Bobsled pilot Kaillie Humphries says she’s never tried weed or hash “and I think I’m the only athlete in the entire world,” but knows of teammates who smoke it and eat it in food as a sleep aid while training.
“You lift at 6 p.m. and you’re wired because you had a big lifting session. You’re not sleeping until two, three four in the morning,” said the Olympic gold medalist.
“A lot of athletes use it for recovery. It’s not something performance-enhancing.”
But both she and luger Sam Edney agree sliding down a track at more than one hundred kilometres per hour under the influence of a substance that alters perception and behaviour is dangerous.
“For me, I feel it’s a safety thing,” Edney said. “In a racing sport, under the influence is still under the influence.”
The only Olympic sport in which athletes are tested for alcohol is archery, with the in-competition blood alcohol concentration limit set at .10 grams/litre by WADA.
The international sport shooting federation, however, says an athlete showing signs of intoxication would be immediately booted from the shooting range.
Skeleton racer Dave Greszczyszyn says he’s seen the odd athlete have a beer while training and racing.
The 38-year-old substitute teacher saw the coming legalization of marijuana as a means to pay for his sport, which had its Own The Podium funding slashed this quadrennial.
“I actually invested in a bit trying to make some money,” Greszczyszyn said. “Half of our team has invested in the stocks trying to make some money to help fund ourselves in our program.”
Substances on WADA’s prohibited list meet at least two of the three following criteria: its use has potential to, or can enhance performance; its use presents an actual or potential health risk; its use violates the spirit of sport.
Figure skater Gabrielle Daleman comes down firmly on the side of criteria No. 3. She’s adamant marijuana should not be removed from WADA’s prohibited list.
“I think it should stay on. I believe in clean sport,” she said. “I’m actually surprised that’s going to be legal because all drugs are bad.
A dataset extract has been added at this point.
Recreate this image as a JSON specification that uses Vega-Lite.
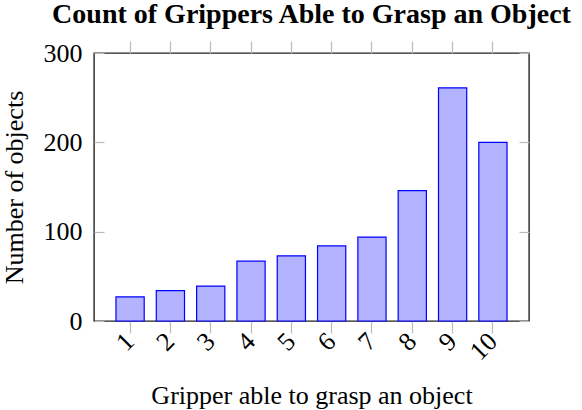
{
  "$schema": "https://vega.github.io/schema/vega-lite/v6.json",
  "autosize": "none",
  "width": 435,
  "height": 268,
  "padding": {"left": 94, "top": 53, "right": 53, "bottom": 89},
  "background": "white",
  "title": {
    "text": "Count of Grippers Able to Grasp an Object",
    "font": "Liberation Serif",
    "fontSize": 28,
    "fontWeight": "bold",
    "color": "black",
    "anchor": "middle",
    "offset": 11
  },
  "config": {
    "view": {"stroke": "#222", "strokeWidth": 1.4},
    "font": "Liberation Serif",
    "axis": {"labelFont": "Liberation Serif", "titleFont": "Liberation Serif"}
  },
  "data": {
    "values": [
      {"grippers": "1", "count": 27},
      {"grippers": "2", "count": 34},
      {"grippers": "3", "count": 39},
      {"grippers": "4", "count": 67},
      {"grippers": "5", "count": 73},
      {"grippers": "6", "count": 84},
      {"grippers": "7", "count": 94},
      {"grippers": "8", "count": 146},
      {"grippers": "9", "count": 261},
      {"grippers": "10", "count": 200}
    ]
  },
  "layer": [
    {
      "mark": {"type": "bar", "fill": "#b3b3ff", "stroke": "#0000ff", "strokeWidth": 1.2},
      "encoding": {
        "x": {
          "field": "grippers",
          "type": "ordinal",
          "sort": null,
          "scale": {"paddingInner": 0.3, "paddingOuter": 0.545},
          "axis": {
            "title": "Gripper able to grasp an object",
            "titleFontSize": 26,
            "titleFontWeight": "normal",
            "titleColor": "black",
            "titleBaseline": "alphabetic",
            "titleX": 217.5,
            "titleY": 82,
            "labelFontSize": 26,
            "labelColor": "black",
            "labelAngle": -45,
            "labelAlign": "right",
            "labelBaseline": "middle",
            "labelPadding": 4,
            "domain": false,
            "tickColor": "#bbbbbb",
            "tickSize": 12,
            "tickWidth": 1.2
          }
        },
        "y": {
          "field": "count",
          "type": "quantitative",
          "scale": {"domain": [0, 300], "nice": false},
          "axis": {
            "title": "Number of objects",
            "titleFontSize": 26,
            "titleFontWeight": "normal",
            "titleColor": "black",
            "titleBaseline": "middle",
            "titleX": -80,
            "titleY": 134,
            "labelFontSize": 26,
            "labelColor": "black",
            "labelPadding": 22,
            "values": [0, 100, 200, 300],
            "grid": false,
            "domain": false,
            "tickColor": "#bbbbbb",
            "tickSize": -10,
            "tickWidth": 1.2
          }
        }
      }
    },
    {
      "mark": {"type": "rule", "opacity": 0},
      "encoding": {
        "x": {
          "field": "grippers",
          "type": "ordinal",
          "sort": null,
          "axis": {
            "orient": "top",
            "title": null,
            "labels": false,
            "domain": false,
            "tickColor": "#bbbbbb",
            "tickSize": 12,
            "tickWidth": 1.2
          }
        },
        "y": {
          "field": "count",
          "type": "quantitative",
          "axis": {
            "orient": "right",
            "title": null,
            "labels": false,
            "values": [0, 100, 200, 300],
            "grid": false,
            "domain": false,
            "tickColor": "#bbbbbb",
            "tickSize": -10,
            "tickWidth": 1.2
          }
        }
      }
    }
  ],
  "resolve": {"axis": {"x": "independent", "y": "independent"}}
}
I do not recommend them at all.
“We should still continue to push for clean sport, fair, and doing everything the way it’s supposed to be.”
Athletes tend to be fanatical about what goes into their bodies, so smoking a joint seems ridiculous to some.
“You do not want to put anything down that throat that is going to make your throat burn,” ski cross racer George Simmerling said.
The social and political winds around marijuana and cannabis are changing as they are now used to treat pain and certain medical conditions.
The CCES’s position is marijuana isn’t performance-enhancing, said president and CEO Paul Melia, but not every country that is a signatory to the World Anti-Doping Agency code feels that way.
There is still resistance from some countries to completely removing marijuana from the prohibited list, he said.
“Political pressures are probably more relevant to the question of when and if marijuana would come off the prohibited list,” Melia said.
“When the use of marijuana becomes legal in Canada, I don’t think that will have any impact on the status of marijuana or THC on the WADA prohibited list.”
When Canada makes cannabis legal, Melia says the CCES must be proactive telling athletes that’s not a green light to partake freely.
As long as it remains on WADA’s prohibited list in competition, there is the risk of a positive drug test. The consequences are the stripping of results and medals and a suspension of up to four years.
There are no hard and fast timelines on how long it takes marijuana to clear the body.
“We stress marijuana is a fat-soluble drug. It’s stored in the fat of the body and it’s not cleared out of the system quickly as Vitamin C might be,” Melia explained. “You can’t make a blanket statement that if you wait two weeks you’re free and clear.
“What this means going forward with the legalization here in Canada is the impressions and misconceptions that athletes might form.
“This means our education is going to have to be that much more explicit, emphatic and targeted around this issue as it becomes legal. Athletes may have the mistaken impression that means it’s off the list.”